Opportunities
TUCCA is expanding and seeking five new faculty members
We are looking for applicants at the Assistant, Associate or Full Professor level as part of a focused effort to further strengthen key research areas in cellular agriculture, including cultivated meat, alternative proteins, plant-based systems, and related biotechnology approaches to next generation food innovation.
This is an inflection point for the center, and these hires will help take us through this next stage of growth—allowing us to broaden our research capacity and train more students!
- We’re especially interested in applicants whose expertise complement our current strengths. Topics like: sensory, nutritional, and technoeconomic analysis in the context of sustainability, cell engineering, bioprocess engineering, artificial intelligence, and tissue systems related to experimental or computational approaches.

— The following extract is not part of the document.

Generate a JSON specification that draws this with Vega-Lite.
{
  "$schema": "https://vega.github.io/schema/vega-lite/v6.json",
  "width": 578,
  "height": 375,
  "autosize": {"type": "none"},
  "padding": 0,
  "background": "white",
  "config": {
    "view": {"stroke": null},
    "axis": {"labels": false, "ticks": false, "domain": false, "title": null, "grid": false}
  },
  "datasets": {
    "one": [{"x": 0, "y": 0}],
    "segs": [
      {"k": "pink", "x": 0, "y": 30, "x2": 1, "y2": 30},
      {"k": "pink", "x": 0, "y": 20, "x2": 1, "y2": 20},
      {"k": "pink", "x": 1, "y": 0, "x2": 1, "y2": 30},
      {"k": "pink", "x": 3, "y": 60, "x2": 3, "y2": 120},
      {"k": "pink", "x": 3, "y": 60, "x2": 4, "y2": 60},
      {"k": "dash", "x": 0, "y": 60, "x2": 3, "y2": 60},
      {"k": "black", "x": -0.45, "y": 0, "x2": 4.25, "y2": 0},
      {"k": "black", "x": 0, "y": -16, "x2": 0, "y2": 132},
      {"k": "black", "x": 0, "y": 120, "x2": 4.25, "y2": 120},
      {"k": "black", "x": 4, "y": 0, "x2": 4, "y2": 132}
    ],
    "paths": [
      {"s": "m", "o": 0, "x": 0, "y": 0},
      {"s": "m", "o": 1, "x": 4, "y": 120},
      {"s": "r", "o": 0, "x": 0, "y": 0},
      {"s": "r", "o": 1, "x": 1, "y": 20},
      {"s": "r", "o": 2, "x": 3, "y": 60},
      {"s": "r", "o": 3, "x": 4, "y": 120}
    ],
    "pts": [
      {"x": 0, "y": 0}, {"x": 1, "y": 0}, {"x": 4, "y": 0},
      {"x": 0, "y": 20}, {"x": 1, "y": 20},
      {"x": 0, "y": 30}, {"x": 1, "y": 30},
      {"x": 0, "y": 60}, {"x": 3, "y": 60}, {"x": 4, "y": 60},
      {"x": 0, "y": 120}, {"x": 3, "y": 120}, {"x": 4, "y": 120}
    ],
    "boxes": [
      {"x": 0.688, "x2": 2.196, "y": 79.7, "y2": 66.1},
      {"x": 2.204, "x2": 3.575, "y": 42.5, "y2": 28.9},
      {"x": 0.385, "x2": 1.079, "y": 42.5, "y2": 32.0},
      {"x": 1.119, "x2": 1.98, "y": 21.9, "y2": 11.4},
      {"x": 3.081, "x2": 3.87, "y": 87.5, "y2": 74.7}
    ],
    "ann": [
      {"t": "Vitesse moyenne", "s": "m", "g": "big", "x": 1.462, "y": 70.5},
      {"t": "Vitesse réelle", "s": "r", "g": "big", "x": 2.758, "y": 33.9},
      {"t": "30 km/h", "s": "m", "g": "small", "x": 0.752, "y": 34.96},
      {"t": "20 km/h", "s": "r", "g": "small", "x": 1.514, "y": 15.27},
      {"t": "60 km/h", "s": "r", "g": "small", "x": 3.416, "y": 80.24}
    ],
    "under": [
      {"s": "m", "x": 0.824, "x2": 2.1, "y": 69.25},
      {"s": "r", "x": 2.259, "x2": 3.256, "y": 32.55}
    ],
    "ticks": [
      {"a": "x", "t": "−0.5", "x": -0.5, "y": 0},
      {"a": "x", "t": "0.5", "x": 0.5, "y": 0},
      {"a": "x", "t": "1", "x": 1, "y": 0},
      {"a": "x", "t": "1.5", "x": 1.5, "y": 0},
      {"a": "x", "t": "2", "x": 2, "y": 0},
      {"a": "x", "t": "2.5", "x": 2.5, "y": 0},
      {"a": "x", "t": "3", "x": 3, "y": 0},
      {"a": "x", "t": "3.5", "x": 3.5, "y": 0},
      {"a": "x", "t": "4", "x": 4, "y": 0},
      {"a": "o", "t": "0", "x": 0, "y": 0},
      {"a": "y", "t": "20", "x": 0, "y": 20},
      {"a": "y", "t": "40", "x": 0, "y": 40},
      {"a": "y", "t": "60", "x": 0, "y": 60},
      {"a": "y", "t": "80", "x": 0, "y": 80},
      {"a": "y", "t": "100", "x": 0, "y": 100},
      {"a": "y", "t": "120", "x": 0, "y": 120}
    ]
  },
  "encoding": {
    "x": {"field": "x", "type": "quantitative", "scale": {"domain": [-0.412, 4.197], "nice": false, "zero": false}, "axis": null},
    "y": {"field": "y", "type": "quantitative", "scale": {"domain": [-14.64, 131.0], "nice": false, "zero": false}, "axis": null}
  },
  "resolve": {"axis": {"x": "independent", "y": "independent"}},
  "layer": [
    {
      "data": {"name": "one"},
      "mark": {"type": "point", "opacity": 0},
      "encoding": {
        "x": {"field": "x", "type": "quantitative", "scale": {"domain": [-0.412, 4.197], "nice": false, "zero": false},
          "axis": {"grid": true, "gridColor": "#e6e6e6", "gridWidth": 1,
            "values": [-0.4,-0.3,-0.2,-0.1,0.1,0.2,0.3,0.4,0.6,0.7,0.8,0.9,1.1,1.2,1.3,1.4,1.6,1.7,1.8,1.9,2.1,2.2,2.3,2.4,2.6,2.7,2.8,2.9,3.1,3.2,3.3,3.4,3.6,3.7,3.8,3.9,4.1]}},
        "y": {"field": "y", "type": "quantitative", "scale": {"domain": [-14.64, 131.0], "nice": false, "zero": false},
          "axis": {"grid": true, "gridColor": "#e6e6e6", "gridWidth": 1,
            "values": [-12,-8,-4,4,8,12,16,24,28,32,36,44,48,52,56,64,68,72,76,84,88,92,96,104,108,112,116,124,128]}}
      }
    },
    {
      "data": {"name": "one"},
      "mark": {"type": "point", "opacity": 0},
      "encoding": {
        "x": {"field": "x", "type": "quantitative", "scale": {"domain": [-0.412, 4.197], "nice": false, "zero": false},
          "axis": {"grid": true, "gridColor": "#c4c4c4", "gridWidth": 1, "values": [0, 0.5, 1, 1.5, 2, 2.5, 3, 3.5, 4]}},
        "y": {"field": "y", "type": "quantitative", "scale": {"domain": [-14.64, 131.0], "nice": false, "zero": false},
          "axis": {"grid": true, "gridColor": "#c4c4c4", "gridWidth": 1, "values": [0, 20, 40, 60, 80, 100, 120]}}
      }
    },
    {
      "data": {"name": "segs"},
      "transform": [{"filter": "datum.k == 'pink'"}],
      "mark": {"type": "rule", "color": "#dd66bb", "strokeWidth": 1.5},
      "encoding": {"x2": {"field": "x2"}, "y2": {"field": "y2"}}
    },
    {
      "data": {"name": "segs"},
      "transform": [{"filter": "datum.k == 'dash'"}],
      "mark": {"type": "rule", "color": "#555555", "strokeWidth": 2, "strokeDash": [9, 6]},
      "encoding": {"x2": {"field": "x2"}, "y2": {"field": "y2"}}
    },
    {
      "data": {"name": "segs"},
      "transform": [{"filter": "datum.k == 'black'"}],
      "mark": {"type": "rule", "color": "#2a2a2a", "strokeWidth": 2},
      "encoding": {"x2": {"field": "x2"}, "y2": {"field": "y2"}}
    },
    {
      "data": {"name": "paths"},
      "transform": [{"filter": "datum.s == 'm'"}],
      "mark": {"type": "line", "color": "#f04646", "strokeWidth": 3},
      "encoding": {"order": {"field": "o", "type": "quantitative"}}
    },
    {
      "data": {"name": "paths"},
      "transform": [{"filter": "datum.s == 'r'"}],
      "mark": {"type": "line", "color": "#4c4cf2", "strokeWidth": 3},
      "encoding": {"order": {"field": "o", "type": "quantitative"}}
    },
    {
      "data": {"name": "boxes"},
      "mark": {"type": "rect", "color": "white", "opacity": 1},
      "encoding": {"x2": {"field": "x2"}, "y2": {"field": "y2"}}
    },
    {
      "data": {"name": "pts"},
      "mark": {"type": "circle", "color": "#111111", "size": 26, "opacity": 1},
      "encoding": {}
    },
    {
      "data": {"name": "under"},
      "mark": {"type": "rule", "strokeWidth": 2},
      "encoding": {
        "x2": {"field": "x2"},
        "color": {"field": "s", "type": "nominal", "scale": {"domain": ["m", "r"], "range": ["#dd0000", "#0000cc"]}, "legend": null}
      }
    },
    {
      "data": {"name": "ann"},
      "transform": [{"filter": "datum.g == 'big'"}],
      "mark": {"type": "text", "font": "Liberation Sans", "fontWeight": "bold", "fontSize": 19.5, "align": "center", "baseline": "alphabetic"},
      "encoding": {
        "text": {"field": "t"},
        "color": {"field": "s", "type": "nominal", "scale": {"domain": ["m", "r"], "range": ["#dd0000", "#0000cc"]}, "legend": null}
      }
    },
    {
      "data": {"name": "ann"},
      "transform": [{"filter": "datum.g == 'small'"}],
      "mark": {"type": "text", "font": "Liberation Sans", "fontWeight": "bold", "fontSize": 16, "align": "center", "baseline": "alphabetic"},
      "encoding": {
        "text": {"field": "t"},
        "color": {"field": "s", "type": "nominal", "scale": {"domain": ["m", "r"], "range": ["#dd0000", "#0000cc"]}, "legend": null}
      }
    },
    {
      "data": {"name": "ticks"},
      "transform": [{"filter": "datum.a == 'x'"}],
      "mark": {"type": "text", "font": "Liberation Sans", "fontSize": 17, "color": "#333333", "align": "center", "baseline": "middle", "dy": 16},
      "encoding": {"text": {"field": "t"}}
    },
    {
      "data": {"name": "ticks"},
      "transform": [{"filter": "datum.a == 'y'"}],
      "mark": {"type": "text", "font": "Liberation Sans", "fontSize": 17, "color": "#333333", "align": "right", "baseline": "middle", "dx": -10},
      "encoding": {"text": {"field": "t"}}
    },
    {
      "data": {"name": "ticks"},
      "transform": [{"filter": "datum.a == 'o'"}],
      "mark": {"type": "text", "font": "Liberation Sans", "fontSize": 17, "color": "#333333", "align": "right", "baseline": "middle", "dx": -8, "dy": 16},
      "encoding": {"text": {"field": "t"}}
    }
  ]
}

- Faculty appointments may be made at the School of Medicine, the School of Veterinary Medicine, the School of Engineering, the School of Arts and Sciences, or the School of Nutrition and Policy
Learn more and apply
We are seeking applicants for up to three, fully-funded cellular agriculture PhD spots in the Friedman School of Nutrition Science and Policy
Apply by December 1, 2024 for consideration for a winter and fall 2025 start date
Cellular agriculture (cell ag) is a rapidly growing field which seeks to address the growing environmental, animal welfare, labor, and public health concerns of industrial livestock production by creating agricultural products from cell culture. Most research currently focuses on the biological and engineering aspects of cultivated meat and other cell ag products. However, tremendous gaps in knowledge exist regarding questions like: What does a just transition to cell ag look like? How will consumer acceptance and understanding of these products evolve? What policy levers (and even safeguards) will be necessary to ensure this technology has its intended impact on the world? How does the environmental impact vary across processes and products?
We are therefore excited to be onboarding three new PhD students to the Gerald J. and Dorothy R. Friedman School of Nutrition Science and Policy to explore questions like this, working under faculty with expertise in areas such as economics, sustainable food systems, food policy, life cycle assessment, nutritional epidemiology, and nutrition science. Via the Tufts University Center for Cellular Agriculture (TUCCA), Tufts has a robust ecosystem of 90+ individuals from the undergraduate to faculty level working on cellular agriculture in some capacity, with most in the School of Engineering but a growing contingent at the Friedman School and elsewhere at Tufts. This is a unique opportunity for students interested in thinking about the social and environmental implications of cellular agriculture to do so side-byside with bench scientists.